W rejonie ogródków działkowych w Cieszynie atakował zboczeniec. Policjanci złapali 31-latka, trafił za kratki i usłyszał zarzuty
Zboczeniec z Cieszyna za kratkami! Na szczęście udało się namierzyć i zatrzymać mężczyznę, który 7 listopada zaatakował przypadkową kobietę na ulicy Folwarcznej. 31-latek śledził swoją ofiarę i napadł na nią, gdy znaleźli się w bardziej odludnej okolicy, w rejonie ogródków działkowych. "Ze wstępnych informacji wynikało, że pokrzywdzoną kobietę śledził nieznany jej mężczyzna, który dłuższy czas szedł za nią. W pewnym momencie, wykorzystując swoją przewagę fizyczną oraz fakt, że idą sami, zaatakował ją" - piszą policjanci z Cieszyna na swojej stronie internetowej. 31-latek nie przewidział, że znajdzie się ktoś, kto stanie w obronie zaatakowanej kobiety. Pewien bohaterski działkowicz zareagował na jej głośne krzyki i wypłoszył zwyrodnialca. Potem została wezwana policja.

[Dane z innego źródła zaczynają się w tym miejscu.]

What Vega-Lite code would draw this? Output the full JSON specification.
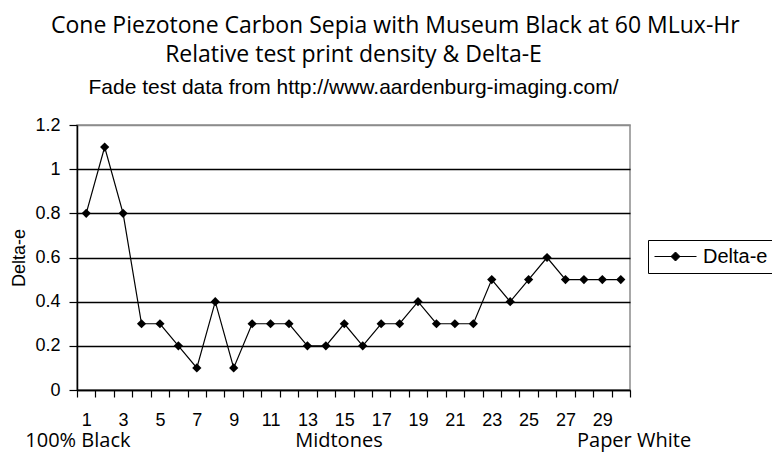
{
  "$schema": "https://vega.github.io/schema/vega-lite/v6.json",
  "width": 553,
  "height": 265,
  "autosize": {"type": "none"},
  "padding": {"left": 77, "top": 125, "right": 142, "bottom": 70},
  "background": "white",
  "title": {
    "text": ["\u200b\u00a0\u00a0\u00a0\u00a0\u00a0\u00a0\u00a0\u00a0\u00a0\u00a0\u00a0\u00a0\u00a0\u00a0Cone Piezotone Carbon Sepia with Museum Black at 60 MLux-Hr", "Relative test print density & Delta-E"],
    "subtitle": "Fade test data from http://www.aardenburg-imaging.com/",
    "anchor": "middle",
    "frame": "group",
    "font": "Open Sans",
    "fontSize": 23,
    "fontWeight": "normal",
    "color": "black",
    "lineHeight": 29,
    "subtitleFont": "Liberation Sans",
    "subtitleFontSize": 21,
    "subtitleColor": "black",
    "subtitlePadding": 10,
    "offset": 18
  },
  "config": {
    "view": {"stroke": "#8c8c8c", "strokeWidth": 1.5},
    "axis": {
      "labelFont": "Liberation Sans",
      "labelColor": "black",
      "titleFont": "Liberation Sans",
      "titleColor": "black",
      "titleFontWeight": "normal",
      "domainColor": "black",
      "tickColor": "black"
    }
  },
  "layer": [
    {
      "data": {
        "values": [
          {"step": 1, "deltaE": 0.8, "series": "Delta-e"},
          {"step": 2, "deltaE": 1.1, "series": "Delta-e"},
          {"step": 3, "deltaE": 0.8, "series": "Delta-e"},
          {"step": 4, "deltaE": 0.3, "series": "Delta-e"},
          {"step": 5, "deltaE": 0.3, "series": "Delta-e"},
          {"step": 6, "deltaE": 0.2, "series": "Delta-e"},
          {"step": 7, "deltaE": 0.1, "series": "Delta-e"},
          {"step": 8, "deltaE": 0.4, "series": "Delta-e"},
          {"step": 9, "deltaE": 0.1, "series": "Delta-e"},
          {"step": 10, "deltaE": 0.3, "series": "Delta-e"},
          {"step": 11, "deltaE": 0.3, "series": "Delta-e"},
          {"step": 12, "deltaE": 0.3, "series": "Delta-e"},
          {"step": 13, "deltaE": 0.2, "series": "Delta-e"},
          {"step": 14, "deltaE": 0.2, "series": "Delta-e"},
          {"step": 15, "deltaE": 0.3, "series": "Delta-e"},
          {"step": 16, "deltaE": 0.2, "series": "Delta-e"},
          {"step": 17, "deltaE": 0.3, "series": "Delta-e"},
          {"step": 18, "deltaE": 0.3, "series": "Delta-e"},
          {"step": 19, "deltaE": 0.4, "series": "Delta-e"},
          {"step": 20, "deltaE": 0.3, "series": "Delta-e"},
          {"step": 21, "deltaE": 0.3, "series": "Delta-e"},
          {"step": 22, "deltaE": 0.3, "series": "Delta-e"},
          {"step": 23, "deltaE": 0.5, "series": "Delta-e"},
          {"step": 24, "deltaE": 0.4, "series": "Delta-e"},
          {"step": 25, "deltaE": 0.5, "series": "Delta-e"},
          {"step": 26, "deltaE": 0.6, "series": "Delta-e"},
          {"step": 27, "deltaE": 0.5, "series": "Delta-e"},
          {"step": 28, "deltaE": 0.5, "series": "Delta-e"},
          {"step": 29, "deltaE": 0.5, "series": "Delta-e"},
          {"step": 30, "deltaE": 0.5, "series": "Delta-e"}
        ]
      },
      "mark": {
        "type": "line",
        "strokeWidth": 1.2,
        "point": {"shape": "diamond", "filled": true, "size": 85, "color": "black"}
      },
      "encoding": {
        "x": {
          "field": "step",
          "type": "ordinal",
          "scale": {"type": "band", "paddingInner": 0, "paddingOuter": 0},
          "axis": {
            "title": null,
            "labelAngle": 0,
            "labelFontSize": 18,
            "labelPadding": 14,
            "tickSize": 7,
            "tickBand": "extent",
            "domainWidth": 1.5,
            "tickWidth": 1.2,
            "labelExpr": "datum.value % 2 == 1 ? datum.label : ''"
          }
        },
        "y": {
          "field": "deltaE",
          "type": "quantitative",
          "scale": {"domain": [0, 1.2], "nice": false, "zero": true},
          "axis": {
            "title": "Delta-e",
            "titleFontSize": 18,
            "titlePadding": 6,
            "values": [0, 0.2, 0.4, 0.6, 0.8, 1, 1.2],
            "format": "~g",
            "labelFontSize": 18,
            "labelPadding": 9,
            "tickSize": 8,
            "tickWidth": 1.2,
            "domainWidth": 1.5,
            "grid": true,
            "gridColor": {"condition": {"test": "datum.value >= 1.2", "value": "#8c8c8c"}, "value": "black"},
            "gridWidth": 1.5
          }
        },
        "color": {
          "field": "series",
          "type": "nominal",
          "scale": {"range": ["black"]},
          "legend": {
            "title": null,
            "orient": "none",
            "legendX": 571,
            "legendY": 115,
            "strokeColor": "black",
            "padding": 6,
            "labelFont": "Liberation Sans",
            "labelFontSize": 20,
            "labelColor": "black",
            "labelOffset": 17,
            "symbolOffset": 11,
            "symbolType": "M-2.1,0H2.1M0,-0.45L0.45,0L0,0.45L-0.45,0Z",
            "symbolSize": 400,
            "symbolStrokeWidth": 1,
            "encode": {
              "symbols": {
                "update": {
                  "fill": {"value": "black"},
                  "stroke": {"value": "black"},
                  "shape": {"value": "M-2.1,0H2.1M0,-0.45L0.45,0L0,0.45L-0.45,0Z"},
                  "size": {"value": 400},
                  "strokeWidth": {"value": 1}
                }
              }
            }
          }
        }
      }
    },
    {
      "data": {
        "values": [
          {"label": "100% Black", "pos": 0.55, "level": -0.258},
          {"label": "Midtones", "pos": 14.71, "level": -0.258},
          {"label": "Paper White", "pos": 30.72, "level": -0.258}
        ]
      },
      "mark": {"type": "text", "font": "Open Sans", "fontSize": 20, "color": "black", "align": "center", "baseline": "alphabetic"},
      "encoding": {
        "x": {"field": "pos", "type": "quantitative", "scale": {"domain": [0.5, 30.5], "nice": false, "zero": false}, "axis": null},
        "y": {"field": "level", "type": "quantitative", "scale": {"domain": [0, 1.2], "nice": false}},
        "text": {"field": "label"}
      }
    }
  ],
  "resolve": {"scale": {"x": "independent"}}
}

Napastnikowi grozi kara pozbawienia wolności od 6 miesięcy do lat 8. Został tymczasowo aresztowany
"Natychmiastową interwencję na miejscu zdarzenia podjęli dzielnicowi, którzy przekazali zebrane informacje kolegom z pionu kryminalnego, wiedząc, że w tej sytuacji liczy się każda minuta" - relacjonują cieszyński mundurowi. Napastnik, który w panice próbował ukryć się wśród altanek działkowych, został złapany i zatrzymany w rejonie ulicy Heczki. Znalezione na miejscu przestępstwa ślady kryminalistyczne pozwoliły na identyfikację sprawcy i postawienie mu zarzutów. Doprowadzony do prokuratury 31-latek usłyszał zarzut związany z doprowadzeniem pokrzywdzonej przemocą do poddania się innej czynności seksualnej. Napastnikowi grozi kara pozbawienia wolności od 6 miesięcy do lat 8. Sąd przychylił się do wniosku cieszyńskiej prokuratury i podejrzany został tymczasowo aresztowany.